• _TASK DESCRIPTION_: Starting with the first line below, extract each line through the one that contains "plt.rcParams['font.family'] = ['Liberation", inclusive, excluding pictures.

• _RECORDS FOR THIS EXERCISE_:

>>

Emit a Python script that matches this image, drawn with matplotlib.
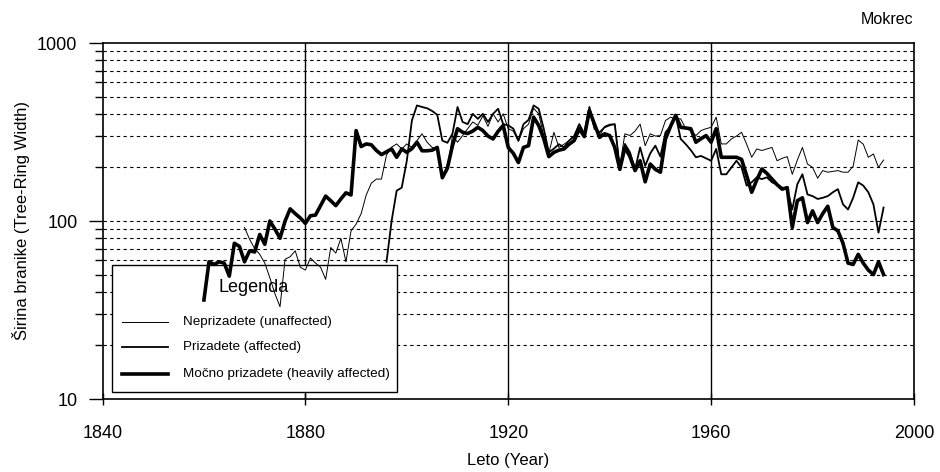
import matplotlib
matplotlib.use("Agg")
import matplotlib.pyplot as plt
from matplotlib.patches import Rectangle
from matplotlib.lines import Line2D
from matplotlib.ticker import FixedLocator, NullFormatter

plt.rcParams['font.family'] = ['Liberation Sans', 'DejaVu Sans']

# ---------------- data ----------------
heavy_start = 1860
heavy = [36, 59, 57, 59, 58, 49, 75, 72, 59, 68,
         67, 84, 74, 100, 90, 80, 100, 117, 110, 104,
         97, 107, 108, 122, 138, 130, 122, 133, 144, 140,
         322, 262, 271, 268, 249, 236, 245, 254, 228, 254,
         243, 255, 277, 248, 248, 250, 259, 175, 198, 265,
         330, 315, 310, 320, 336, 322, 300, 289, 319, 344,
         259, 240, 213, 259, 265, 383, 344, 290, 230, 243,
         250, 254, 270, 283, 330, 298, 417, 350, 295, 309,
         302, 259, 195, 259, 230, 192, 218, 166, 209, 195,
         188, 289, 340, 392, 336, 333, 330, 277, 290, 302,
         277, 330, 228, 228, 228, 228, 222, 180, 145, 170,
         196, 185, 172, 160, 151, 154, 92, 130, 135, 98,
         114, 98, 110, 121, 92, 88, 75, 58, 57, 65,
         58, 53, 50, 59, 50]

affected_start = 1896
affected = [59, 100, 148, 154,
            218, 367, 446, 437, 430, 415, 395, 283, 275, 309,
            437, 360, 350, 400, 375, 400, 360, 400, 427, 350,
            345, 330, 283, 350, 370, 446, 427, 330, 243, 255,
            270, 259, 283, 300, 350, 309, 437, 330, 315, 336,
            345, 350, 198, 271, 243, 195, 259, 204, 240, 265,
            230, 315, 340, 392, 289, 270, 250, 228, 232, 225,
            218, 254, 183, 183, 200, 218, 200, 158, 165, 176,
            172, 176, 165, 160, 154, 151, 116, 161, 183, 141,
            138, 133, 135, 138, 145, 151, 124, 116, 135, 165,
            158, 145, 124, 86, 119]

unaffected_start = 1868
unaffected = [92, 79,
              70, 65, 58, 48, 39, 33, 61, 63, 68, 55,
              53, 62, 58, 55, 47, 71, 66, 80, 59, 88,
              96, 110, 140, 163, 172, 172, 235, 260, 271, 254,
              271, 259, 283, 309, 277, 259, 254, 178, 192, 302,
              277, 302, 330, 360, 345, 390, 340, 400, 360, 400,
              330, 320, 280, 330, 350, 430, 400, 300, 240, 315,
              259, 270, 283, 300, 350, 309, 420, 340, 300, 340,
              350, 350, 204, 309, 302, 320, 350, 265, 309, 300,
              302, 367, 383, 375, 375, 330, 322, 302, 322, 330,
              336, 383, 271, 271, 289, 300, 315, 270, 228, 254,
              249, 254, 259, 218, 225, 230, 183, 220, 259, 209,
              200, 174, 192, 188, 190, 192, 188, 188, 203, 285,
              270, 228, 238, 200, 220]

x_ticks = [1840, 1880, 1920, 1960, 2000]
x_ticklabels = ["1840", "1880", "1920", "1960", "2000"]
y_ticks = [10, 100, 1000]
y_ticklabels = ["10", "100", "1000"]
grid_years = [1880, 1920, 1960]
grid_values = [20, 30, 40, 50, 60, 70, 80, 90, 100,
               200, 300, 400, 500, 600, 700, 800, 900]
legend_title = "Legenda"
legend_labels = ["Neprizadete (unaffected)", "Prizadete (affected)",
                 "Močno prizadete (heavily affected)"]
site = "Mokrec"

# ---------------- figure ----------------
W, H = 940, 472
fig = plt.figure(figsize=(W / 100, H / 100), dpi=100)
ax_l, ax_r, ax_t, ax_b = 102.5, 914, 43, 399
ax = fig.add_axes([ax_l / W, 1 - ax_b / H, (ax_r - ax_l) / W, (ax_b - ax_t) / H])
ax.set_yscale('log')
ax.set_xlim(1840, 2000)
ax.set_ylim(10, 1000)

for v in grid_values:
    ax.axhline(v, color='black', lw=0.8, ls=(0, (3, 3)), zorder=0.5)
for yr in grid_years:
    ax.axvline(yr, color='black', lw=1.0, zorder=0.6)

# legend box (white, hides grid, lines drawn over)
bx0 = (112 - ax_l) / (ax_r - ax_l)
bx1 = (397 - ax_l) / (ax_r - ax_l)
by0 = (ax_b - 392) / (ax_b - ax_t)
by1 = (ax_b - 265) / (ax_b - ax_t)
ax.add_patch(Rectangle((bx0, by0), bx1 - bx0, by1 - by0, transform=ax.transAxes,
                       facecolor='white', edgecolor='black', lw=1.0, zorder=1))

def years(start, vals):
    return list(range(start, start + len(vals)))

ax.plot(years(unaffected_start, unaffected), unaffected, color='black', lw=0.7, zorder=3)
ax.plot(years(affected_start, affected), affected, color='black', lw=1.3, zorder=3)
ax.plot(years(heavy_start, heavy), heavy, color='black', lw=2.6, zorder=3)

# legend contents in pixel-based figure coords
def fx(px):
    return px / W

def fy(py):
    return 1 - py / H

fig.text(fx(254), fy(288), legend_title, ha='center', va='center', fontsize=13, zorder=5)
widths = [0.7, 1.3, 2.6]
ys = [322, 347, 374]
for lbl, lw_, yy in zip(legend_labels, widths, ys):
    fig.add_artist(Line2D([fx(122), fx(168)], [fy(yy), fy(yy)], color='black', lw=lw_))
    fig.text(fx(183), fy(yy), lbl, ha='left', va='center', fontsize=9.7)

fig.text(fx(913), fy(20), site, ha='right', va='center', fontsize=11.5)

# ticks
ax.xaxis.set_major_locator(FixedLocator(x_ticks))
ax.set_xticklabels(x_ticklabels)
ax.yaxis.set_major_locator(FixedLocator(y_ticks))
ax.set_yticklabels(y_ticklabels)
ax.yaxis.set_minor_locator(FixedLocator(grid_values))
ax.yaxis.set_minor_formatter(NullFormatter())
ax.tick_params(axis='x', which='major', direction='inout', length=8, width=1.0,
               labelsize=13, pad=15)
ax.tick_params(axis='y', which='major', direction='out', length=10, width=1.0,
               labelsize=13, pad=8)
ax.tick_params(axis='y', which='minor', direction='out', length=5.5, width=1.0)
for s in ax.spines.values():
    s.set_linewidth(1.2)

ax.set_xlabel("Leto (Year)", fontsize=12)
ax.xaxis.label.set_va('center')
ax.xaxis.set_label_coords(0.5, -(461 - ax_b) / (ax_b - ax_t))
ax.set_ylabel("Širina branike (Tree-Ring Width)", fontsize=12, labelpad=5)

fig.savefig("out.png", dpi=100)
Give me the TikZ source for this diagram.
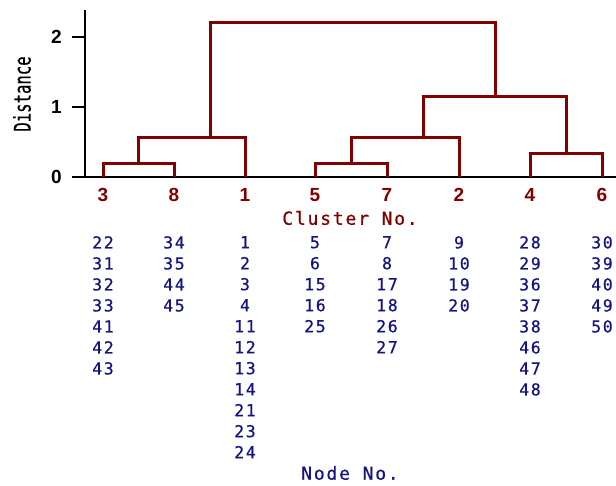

<<

• _REPLY TO THE EXERCISE_:
Emit a Python script that matches this image, drawn with matplotlib.
import matplotlib
matplotlib.use("Agg")
import matplotlib.pyplot as plt
from matplotlib.patches import Rectangle
from matplotlib.lines import Line2D
from matplotlib.ticker import FixedLocator, NullFormatter

plt.rcParams['font.family'] = ['Liberation Sans', 'DejaVu Sans']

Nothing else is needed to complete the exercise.